When we look in detail at the case of the earthquake which struck Nepal last year, the figures are even more breath-taking: out of the estimated USD 6 billion loss, only USD 160 million were insured. To an economy like that of Nepal a blow of 30% of GDP means a developmental set-back of several years, without even counting the effect of the tragic loss of almost 9,000 lives.
No single actor can make the G7 initiative on climate risk insurance (making protection available to another 400 million people by 2020) happen by him or herself; governments, NGO's, society and, of course, the insurance industry need to jointly tackle the problem and find the solutions. Collaboration is the key.
Next Monday we will be hosting in our Centre for Global Dialogue in Rüschlikon, Switzerland, about 100 of our partners, including insurers, brokers and modellers, to discuss how we can improve the perception of insurance and to come up with innovative solutions in order to extend coverage to those risks which currently make up this protection gap.

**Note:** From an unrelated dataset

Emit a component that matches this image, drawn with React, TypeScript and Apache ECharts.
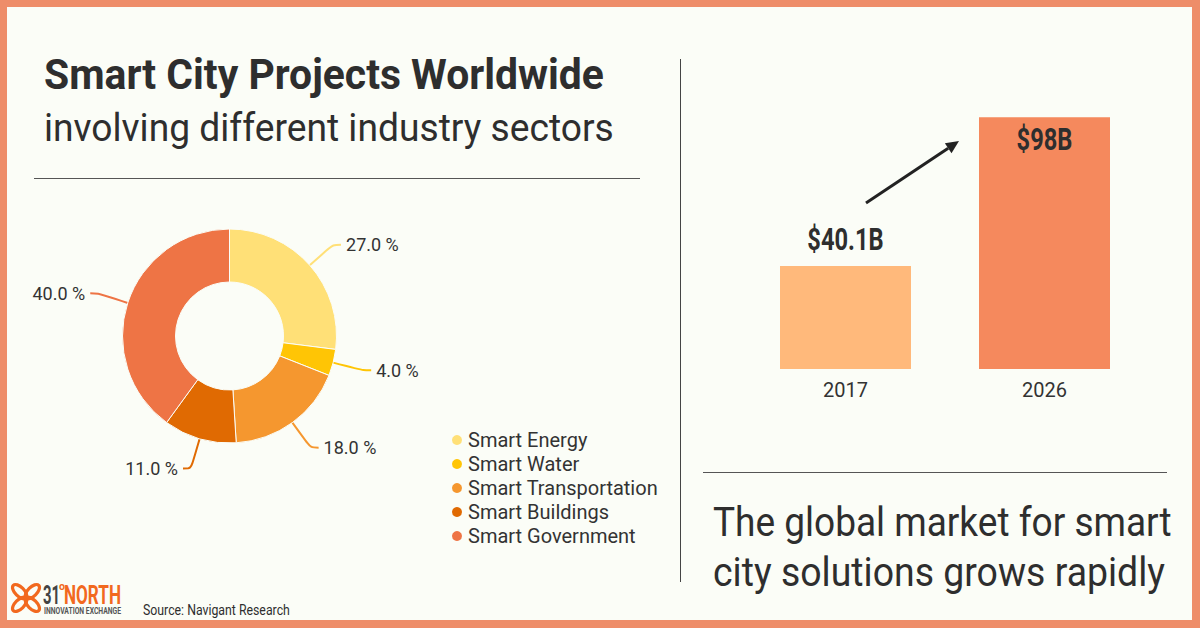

I'm really excited about listening to the consumers' views on how to give them more value for their money. And I am curious to hear from our clients on how we can ensure that products are simple and useful. The event will also give room to discuss how regulation can create a fertile ground for these innovations and the role technology can play in ironing out some of the system's imperfections and improving the likelihood of a policy being bound.
Technology is already playing a major role in loss assessment as could be seen with the Tianjin loss, where drones and robots allowed for a first assessment of exposures despite the exclusion zone around the main blast area.
The sessions on forgotten events and earthquakes in the US will provide participants with food for thought in terms of risk awareness and I'm looking forward to the panel on consumer insights, as well as sharing our success story on developing a flood product for the Italian market.
Making the world a more resilient place is not an easy task, we at Swiss Re are committed to do our part and find new ways to put our capital and knowledge to use in protecting our society, but we cannot do it alone. I am looking forward to a fruitful exchange this Monday, join us in this effort!